I would say that the system of financial management we have is inherently perverted but sound in most other respects - like a pedophile who has a regular job and gets along with people but uses his money to buy child pornography. And it's not nothing for capitalists to decide that peace and econoomic security are more important than acting on their amoral impulses. Leaving aside the present American regime, let's look at France and Germany - or better yet, Poland and Germany. Clearly there is something to modern finance capitalism if it makes former enemies who slaughtered each other in their millions within recent memory to decide that such behavior is unthinkable. It may seem a simple triumph of the most elemental rationality, but elemental rationality has not had a good record in Europe until recently. Why else would Poles, with every right and provocation to hate Germans, decide that it is more satisfying to trade with them than to murder them (however satisfying that might be)?

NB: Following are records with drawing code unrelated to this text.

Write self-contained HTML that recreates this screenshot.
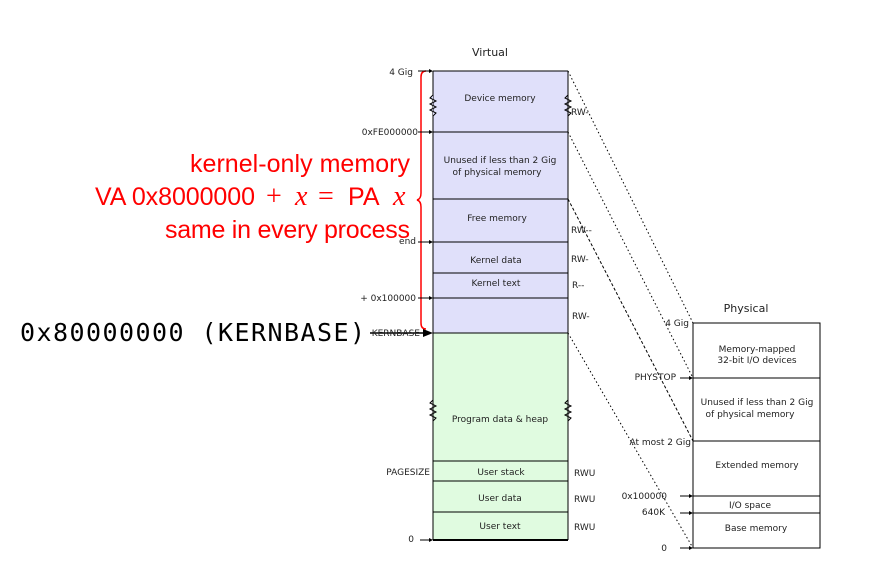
<!DOCTYPE html>
<html><head><style>body{margin:0;background:#fff}svg{display:block}</style></head><body>
<svg width="881" height="570" xmlns="http://www.w3.org/2000/svg" font-family="DejaVu Sans, sans-serif">
<rect x="433" y="71" width="135" height="262" fill="#e0e0fa"/>
<rect x="433" y="333" width="135" height="207" fill="#e0fbe0"/>
<g stroke="#000" stroke-width="1" fill="none">
<line x1="433" y1="71" x2="433" y2="540"/><line x1="568" y1="71" x2="568" y2="540"/>
<line x1="433" y1="71" x2="568" y2="71"/>
<line x1="433" y1="132" x2="568" y2="132"/><line x1="433" y1="199" x2="568" y2="199"/>
<line x1="433" y1="242" x2="568" y2="242"/><line x1="433" y1="273" x2="568" y2="273"/>
<line x1="433" y1="298" x2="568" y2="298"/><line x1="433" y1="333" x2="568" y2="333"/>
<line x1="433" y1="461" x2="568" y2="461"/><line x1="433" y1="481" x2="568" y2="481"/>
<line x1="433" y1="512" x2="568" y2="512"/><line x1="433" y1="540" x2="568" y2="540" stroke-width="2"/>
<rect x="693" y="323" width="127" height="225"/>
<line x1="693" y1="378" x2="820" y2="378"/><line x1="693" y1="441" x2="820" y2="441"/>
<line x1="693" y1="496" x2="820" y2="496"/><line x1="693" y1="513" x2="820" y2="513"/>
<g stroke-dasharray="1.5,2.5">
<line x1="568" y1="71" x2="693" y2="323"/><line x1="568" y1="132" x2="693" y2="378"/>
<line x1="568" y1="199" x2="693" y2="441" stroke-dasharray="3,2"/><line x1="568" y1="333" x2="693" y2="548"/>
</g>
<path d="M433 95 l-3 3 l6 3 l-6 3 l6 3 l-6 3 l6 3 l-3 3" fill="#e0e0fa"/>
<path d="M568 95 l-3 3 l6 3 l-6 3 l6 3 l-6 3 l6 3 l-3 3"/>
<path d="M433 400 l-3 3 l6 3 l-6 3 l6 3 l-6 3 l6 3 l-3 3"/>
<path d="M568 400 l-3 3 l6 3 l-6 3 l6 3 l-6 3 l6 3 l-3 3"/>
<path d="M426 71 q-5 0 -5 6 v116 q0 6 -4 7 q4 1 4 7 v116 q0 6 5 6" stroke="#f00" stroke-width="1.5"/>
<line x1="418" y1="71" x2="430" y2="71"/><line x1="418" y1="132" x2="430" y2="132"/>
<line x1="418" y1="242" x2="430" y2="242"/><line x1="418" y1="298" x2="430" y2="298"/>
<line x1="370" y1="333" x2="426" y2="333" stroke-width="1.5"/><line x1="420" y1="540" x2="430" y2="540"/>
<line x1="680" y1="378" x2="690" y2="378"/><line x1="680" y1="496" x2="690" y2="496"/>
<line x1="680" y1="513" x2="690" y2="513"/><line x1="680" y1="548" x2="690" y2="548"/>
</g>
<g fill="#000">
<path d="M433 71 l-4 -2 v4z"/><path d="M433 132 l-4 -2 v4z"/><path d="M433 242 l-4 -2 v4z"/><path d="M433 298 l-4 -2 v4z"/>
<path d="M433 333 l-10 -4 v8z"/><path d="M433 540 l-4 -2 v4z"/>
<path d="M693 378 l-4 -2 v4z"/><path d="M693 496 l-4 -2 v4z"/><path d="M693 513 l-4 -2 v4z"/><path d="M693 548 l-4 -2 v4z"/>
</g>
<g font-size="9" fill="#222" text-anchor="middle">
<text x="500" y="101">Device memory</text>
<text x="500" y="163">Unused if less than 2 Gig</text><text x="497" y="175">of physical memory</text>
<text x="497" y="221">Free memory</text><text x="496" y="263">Kernel data</text><text x="496" y="286">Kernel text</text>
<text x="500" y="422">Program data &amp; heap</text><text x="501" y="475">User stack</text>
<text x="500" y="501">User data</text><text x="500" y="529">User text</text>
<text x="757" y="352">Memory-mapped</text><text x="757" y="363">32-bit I/O devices</text>
<text x="757" y="405">Unused if less than 2 Gig</text><text x="750" y="417">of physical memory</text>
<text x="757" y="468">Extended memory</text><text x="750" y="508">I/O space</text><text x="756" y="531">Base memory</text>
<text x="490" y="56" font-size="11">Virtual</text><text x="746" y="312" font-size="11">Physical</text>
</g>
<g font-size="9" fill="#222" text-anchor="end">
<text x="413" y="75">4 Gig</text><text x="418" y="135">0xFE000000</text><text x="416" y="244">end</text>
<text x="416" y="301">+ 0x100000</text><text x="420" y="336">KERNBASE</text><text x="430" y="475">PAGESIZE</text><text x="414" y="542">0</text>
<text x="689" y="326">4 Gig</text><text x="676" y="380">PHYSTOP</text><text x="691" y="445">At most 2 Gig</text>
<text x="667" y="499">0x100000</text><text x="665" y="515">640K</text><text x="667" y="551">0</text>
</g>
<g font-size="9" fill="#222">
<text x="571" y="115">RW-</text><text x="571" y="233">RW--</text><text x="571" y="262">RW-</text>
<text x="572" y="288">R--</text><text x="572" y="319">RW-</text>
<text x="574" y="476">RWU</text><text x="574" y="502">RWU</text><text x="574" y="530">RWU</text>
</g>
<g fill="#f00" font-family="Liberation Sans, sans-serif" font-size="25">
<text x="410" y="172" text-anchor="end" textLength="220">kernel-only memory</text>
<text x="95" y="205" textLength="160">VA 0x8000000</text>
<text x="266" y="205" font-family="Liberation Serif" font-size="28">+</text>
<text x="295" y="205" font-family="Liberation Serif" font-style="italic" font-size="28">x</text>
<text x="318" y="205" font-family="Liberation Serif" font-size="28">=</text>
<text x="348" y="205">PA</text>
<text x="393" y="205" font-family="Liberation Serif" font-style="italic" font-size="28">x</text>
<text x="410" y="238" text-anchor="end" textLength="245">same in every process</text>
</g>
<text x="20" y="341" font-family="DejaVu Sans Mono, monospace" font-size="25" fill="#000" textLength="345">0x80000000 (KERNBASE)</text>
</svg>
</body></html>
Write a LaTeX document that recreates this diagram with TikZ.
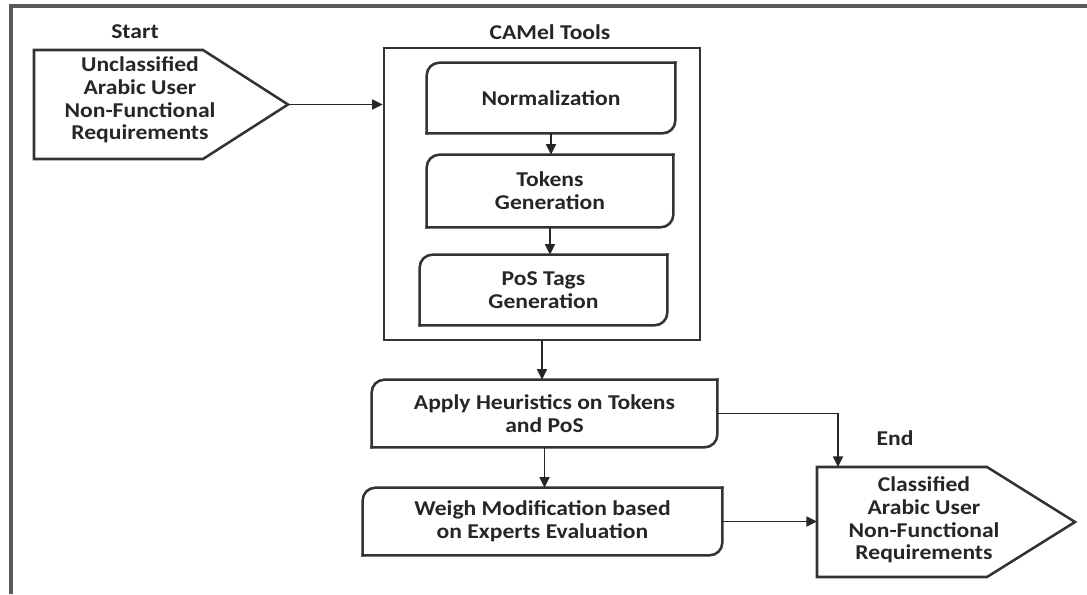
\documentclass[tikz,border=0pt]{standalone}
\usepackage{fontspec}
\setmainfont{Carlito}[FakeStretch=1.12]
\usetikzlibrary{arrows.meta,calc}

\tikzset{
  stage/.style={inner sep=0pt},
  outline/.style={line width=1.8pt, draw=black!80, line cap=rect},
  link/.style={line width=1.3pt, draw=black!85, -{Triangle[length=7.5pt,width=7pt]}},
  frame/.style={line width=2.2pt, draw=black!65}
}

\begin{document}
\begin{tikzpicture}[x=0.025cm,y=-0.025cm,
    every node/.style={font=\bfseries\fontsize{15}{16.2}\selectfont, align=center, text=black!85}]
    \useasboundingbox (0,0) rectangle (1087,594);
    \draw[frame] (11,594) -- (11,6) -- (1087,6);

    % start and end
    \node (startlbl) at (135,32) {Start};
    \node (start) at (140,100) {Unclassified\\Arabic User\\Non-Functional\\Requirements};
    \draw[outline] (start.center) ++(-106,-50) -- ++(169,0) -- ++(85,54.5) coordinate (starttip)
        -- ++(-85,54.5) -- ++(-169,0) -- cycle;
    \node (endlbl) at (895,438) {End};
    \node (cls) at (924,520) {Classified\\Arabic User\\Non-Functional\\Requirements};
    \draw[outline] (cls.center) ++(-107,-53) coordinate (clsnw) -- ++(170,0) -- ++(88,55)
        -- ++(-88,55) -- ++(-170,0) -- cycle;

    % CAMel tools
    \node (camellbl) at (550,32) {CAMel Tools};
    \node[outline, draw, minimum width=7.9cm, minimum height=7.3cm] (camel) at (542,194) {};
    \node[stage, minimum width=6.2cm, minimum height=1.75cm] (norm) at (551,98) {Normalization};
    \node[stage, minimum width=6.15cm, minimum height=1.8cm] (tok) at (550,191) {Tokens\\Generation};
    \node[stage, minimum width=6.175cm, minimum height=1.75cm] (pos) at (543.5,290) {PoS Tags\\Generation};

    % heuristics
    \node[stage, minimum width=8.625cm, minimum height=1.675cm] (heur) at (544.5,413.5) {Apply Heuristics on Tokens\\and PoS};
    \node[stage, minimum width=8.975cm, minimum height=1.675cm] (weigh) at (542.5,521.5) {Weigh Modification based\\on Experts Evaluation};

    \foreach \n in {norm,tok,pos,heur,weigh}
        {\draw[outline, rounded corners=9pt] (\n.north east) -- (\n.south east) -- (\n.south west);
         \draw[outline, rounded corners=9pt] (\n.south west) -- (\n.north west) -- (\n.north east);
        }

    \draw[link] (starttip) -- (starttip -| camel.west);
    \draw[link] (norm.south) -- (norm.south |- tok.north);
    \draw[link] (tok.south) -- (tok.south |- pos.north);
    \draw[link] (camel.south) -- (camel.south |- heur.north);
    \draw[link] (heur.south) -- (heur.south |- weigh.north);
    \draw[link] (heur.east) -| ([xshift=0.525cm]clsnw);
    \draw[link] (weigh.east) -- (weigh.east -| clsnw);
\end{tikzpicture}
\end{document}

So yes, the entire mechanism of capitalism is built to make the idle rich richer and more idle but it does so by a complex and often positive mechanism. I think the key is that the broadening of financial markets has brought more and more "externalities" inside the system, so capitalists have a better sense of the dangers of their misbehavior and behave better (thus the "greening of Goldman Sachs", e.g.).

Eventually, as in America, that system must begin to fail. It simply serves too small a group whose interests diverge too greatly from the interests of the whole population. But it has worked because the mechanisms are rational and capitalists have been sensible enough to broaden the base of the capitalist class to be more representative.

I say the mechanism is sensible because ultimately it is always right for any economic unit to produce more benefit than it takes in. In that way "profit" - much more broadly defined - is a good thing. And I think it is not possible to decide whether an economic unit is profitable to a society without putting a hard number on it which compares that economic decision objectively with other possible economic decisions. You've got to mark to market.